── GIVEN RECORDS ──

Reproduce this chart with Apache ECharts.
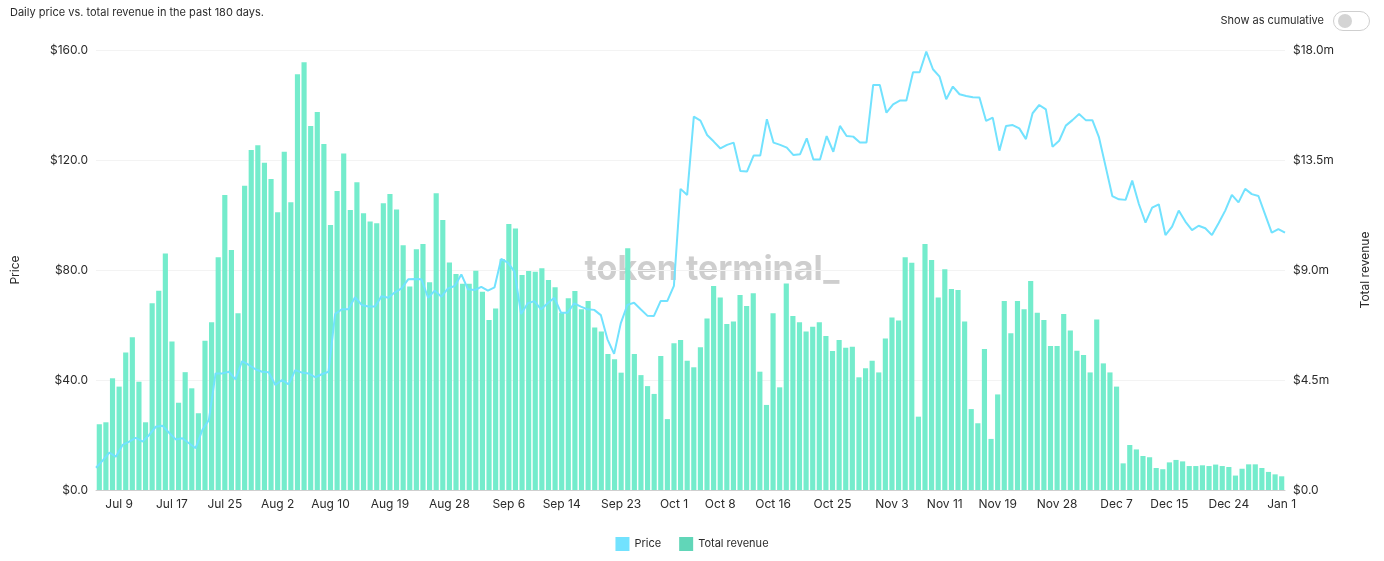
<!DOCTYPE html>
<html>
<head>
<meta charset="utf-8">
<script src="https://cdn.jsdelivr.net/npm/echarts@6/dist/echarts.min.js"></script>
<style>
html,body{margin:0;padding:0;background:#fff;}
#chart{width:1384px;height:561px;}
</style>
</head>
<body>
<div id="chart"></div>
<script>
// ---- data ----
const startDate = [2024, 6, 6]; // Jul 6 (month index 6 = July)
const dayCount = 180;
const tickLabels = ["Jul 9","Jul 17","Jul 25","Aug 2","Aug 10","Aug 19","Aug 28","Sep 6","Sep 14","Sep 23","Oct 1","Oct 8","Oct 16","Oct 25","Nov 3","Nov 11","Nov 19","Nov 28","Dec 7","Dec 15","Dec 24","Jan 1"];
const leftTicks = [0, 40, 80, 120, 160];
const rightTicks = [0, 4.5, 9, 13.5, 18];

// Total revenue, millions USD
const revenue = [
2.69,2.77,4.57,4.23,5.63,6.25,4.43,2.77,7.64,8.15,
9.68,6.07,3.57,4.82,4.16,3.14,6.11,6.86,9.52,12.07,
9.82,7.23,12.45,13.91,14.10,13.39,12.72,11.36,13.84,11.77,
17.01,17.50,14.89,15.46,14.15,10.84,12.23,13.77,11.45,12.59,
11.32,10.98,10.91,11.73,12.11,11.48,10.01,8.32,9.85,10.06,
8.50,12.14,11.05,9.31,8.84,8.44,8.44,8.97,8.11,6.95,
7.43,9.45,10.88,10.70,8.80,8.96,8.93,9.07,8.59,8.29,
7.25,7.84,8.14,7.39,7.73,6.65,6.48,5.56,5.35,4.80,
9.89,5.56,4.70,4.25,3.93,5.48,2.90,6.00,6.14,5.29,
5.02,5.84,7.02,8.35,7.88,6.79,6.89,7.98,7.53,8.05,
4.84,3.48,7.23,4.20,8.45,7.12,6.86,6.48,6.68,6.86,
6.30,5.69,6.14,5.82,5.86,4.61,4.98,5.29,4.81,6.20,
7.06,6.93,9.52,9.30,3.00,10.06,9.41,7.88,9.03,8.22,
8.18,6.89,3.31,2.73,5.77,2.09,3.91,7.73,6.41,7.73,
7.39,8.55,7.25,6.95,5.89,5.89,7.20,6.52,5.70,5.52,
4.81,6.98,5.18,4.81,4.23,1.09,1.84,1.66,1.39,1.34,
0.90,0.85,1.13,1.23,1.17,0.98,0.98,1.01,0.98,1.04,
0.98,0.94,0.59,0.87,1.05,1.05,0.90,0.74,0.64,0.56
];

// Daily price, USD
const price = [
8.1,10.7,13.6,12.1,16.4,17.6,19.0,17.6,20.0,23.0,
23.4,20.8,18.4,18.8,17.0,15.2,21.8,25.5,42.4,42.4,
43.0,40.2,46.9,45.5,43.9,43.0,42.8,38.2,40.0,38.4,
43.6,42.7,42.4,41.0,42.1,43.0,64.0,65.7,65.7,70.1,
67.3,66.7,66.7,70.5,69.9,71.9,73.3,76.6,76.7,76.6,
69.9,72.5,70.3,73.3,74.2,78.4,73.0,72.7,73.9,72.5,
73.7,84.0,82.7,79.4,64.0,67.9,68.7,65.7,67.9,69.9,
64.5,64.5,67.9,66.7,65.7,65.5,63.6,54.8,49.5,60.6,
67.3,68.1,65.7,63.4,63.3,68.7,68.7,74.2,109.5,107.3,
135.8,134.3,129.1,126.7,124.2,125.5,126.3,116.0,115.8,121.6,
121.6,134.8,126.3,125.5,124.5,121.8,122.1,127.9,120.2,120.2,
128.7,123.0,132.4,128.7,128.5,126.4,126.4,147.3,147.3,137.2,
140.2,141.6,141.6,151.9,151.9,159.4,153.0,150.3,142.1,146.7,
143.9,143.3,142.8,142.7,134.2,135.4,123.4,132.4,132.7,131.5,
127.6,137.0,140.0,138.4,124.8,127.0,132.5,134.5,136.7,134.5,
134.5,128.2,117.6,106.9,105.7,105.5,112.5,104.0,97.2,102.7,
103.9,92.7,95.8,101.6,97.6,94.5,96.1,95.2,92.7,97.0,
101.6,107.3,104.6,109.5,107.6,106.9,100.2,93.6,94.9,93.6
];

const monthNames = ["Jan","Feb","Mar","Apr","May","Jun","Jul","Aug","Sep","Oct","Nov","Dec"];
const categories = [];
for (let i = 0; i < dayCount; i++) {
  const d = new Date(Date.UTC(startDate[0], startDate[1], startDate[2] + i));
  categories.push(monthNames[d.getUTCMonth()] + " " + d.getUTCDate());
}

const FONT = "Inter, 'Noto Sans', sans-serif";
const TXT = "#2b2b2b";
const PRICE_COLOR = "#72E2FE";
const BAR_COLOR = "#74ECCC";
const BAR_LEGEND = "#61D6B8";

const chart = echarts.init(document.getElementById('chart'), null, {renderer: 'canvas'});
chart.setOption({
  animation: false,
  backgroundColor: '#fff',
  textStyle: {fontFamily: FONT},
  grid: {left: 96, right: 99, top: 50, bottom: 71, containLabel: false},
  legend: {
    bottom: 5,
    left: 'center',
    icon: 'rect',
    itemWidth: 14,
    itemHeight: 14,
    itemGap: 18,
    textStyle: {fontFamily: FONT, fontSize: 11, color: TXT},
    data: [
      {name: 'Price', itemStyle: {color: PRICE_COLOR}},
      {name: 'Total revenue', itemStyle: {color: BAR_LEGEND}}
    ]
  },
  xAxis: [{
    type: 'category',
    data: categories,
    boundaryGap: true,
    axisLine: {lineStyle: {color: '#cfcfcf', width: 1}},
    axisTick: {show: false},
    axisLabel: {
      color: TXT, fontFamily: FONT, fontSize: 12, margin: 8,
      interval: function (idx, val) { return tickLabels.indexOf(val) >= 0; }
    },
    splitLine: {show: false}
  }, {
    type: 'category',
    data: categories,
    boundaryGap: false,
    show: false
  }],
  yAxis: [{
    type: 'value',
    min: leftTicks[0], max: leftTicks[leftTicks.length - 1], interval: 40,
    position: 'left',
    name: 'Price',
    nameLocation: 'middle',
    nameGap: 75,
    nameTextStyle: {color: TXT, fontSize: 12, fontFamily: FONT},
    axisLine: {show: false},
    axisTick: {show: false},
    axisLabel: {color: TXT, fontSize: 12, fontFamily: FONT, margin: 8,
      formatter: v => '$' + v.toFixed(1)},
    splitLine: {lineStyle: {color: '#f3f3f3', width: 1}}
  }, {
    type: 'value',
    min: rightTicks[0], max: rightTicks[rightTicks.length - 1], interval: 4.5,
    position: 'right',
    name: 'Total revenue',
    nameLocation: 'middle',
    nameGap: 74,
    nameTextStyle: {color: TXT, fontSize: 12, fontFamily: FONT},
    axisLine: {show: false},
    axisTick: {show: false},
    axisLabel: {color: TXT, fontSize: 12, fontFamily: FONT, margin: 8,
      formatter: v => v === 0 ? '$0.0' : '$' + v.toFixed(1) + 'm'},
    splitLine: {show: false}
  }],
  graphic: [
    {type: 'text', left: 10, top: 7, z: 10,
     style: {text: 'Daily price vs. total revenue in the past 180 days.', fill: TXT, font: '11px ' + FONT}},
    {type: 'text', right: 60, top: 15, z: 10,
     style: {text: 'Show as cumulative', fill: TXT, font: '11px ' + FONT}},
    {type: 'rect', shape: {x: 1333.5, y: 11.5, width: 36, height: 19, r: 9.5}, z: 10,
     style: {fill: '#fff', stroke: '#cfcfcf', lineWidth: 1}},
    {type: 'circle', shape: {cx: 1345, cy: 21, r: 7}, z: 11,
     style: {fill: '#d4d4d4'}},
    {type: 'text', x: 712, y: 270, z: 0, silent: true,
     style: {text: 'token terminal_', fill: 'rgba(190,190,190,0.75)', font: 'bold 34px ' + FONT,
             textAlign: 'center', textVerticalAlign: 'middle'}}
  ],
  series: [{
    name: 'Total revenue',
    type: 'bar',
    xAxisIndex: 0,
    yAxisIndex: 1,
    data: revenue,
    barCategoryGap: '22%',
    itemStyle: {color: BAR_COLOR},
    z: 2
  }, {
    name: 'Price',
    type: 'line',
    xAxisIndex: 1,
    yAxisIndex: 0,
    data: price,
    showSymbol: false,
    symbol: 'none',
    lineStyle: {color: PRICE_COLOR, width: 2},
    itemStyle: {color: PRICE_COLOR},
    z: 3
  }]
});
</script>
</body>
</html>
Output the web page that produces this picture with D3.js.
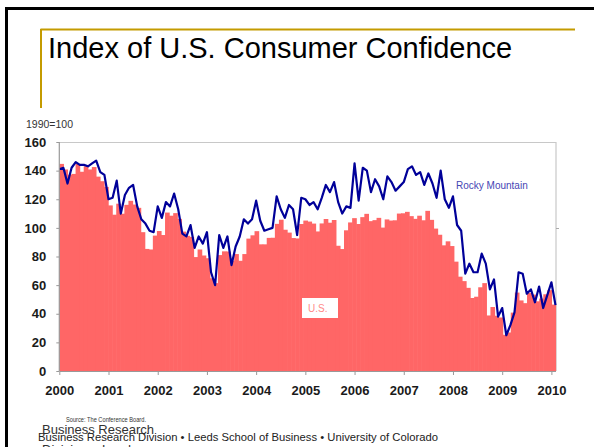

───

> SHORT PROBLEM:
Using the records above, copy each line that contains "this".

> FULL SOLUTION:
Reproduce this chart with Apache ECharts.
Output the web page that produces this picture with D3.js.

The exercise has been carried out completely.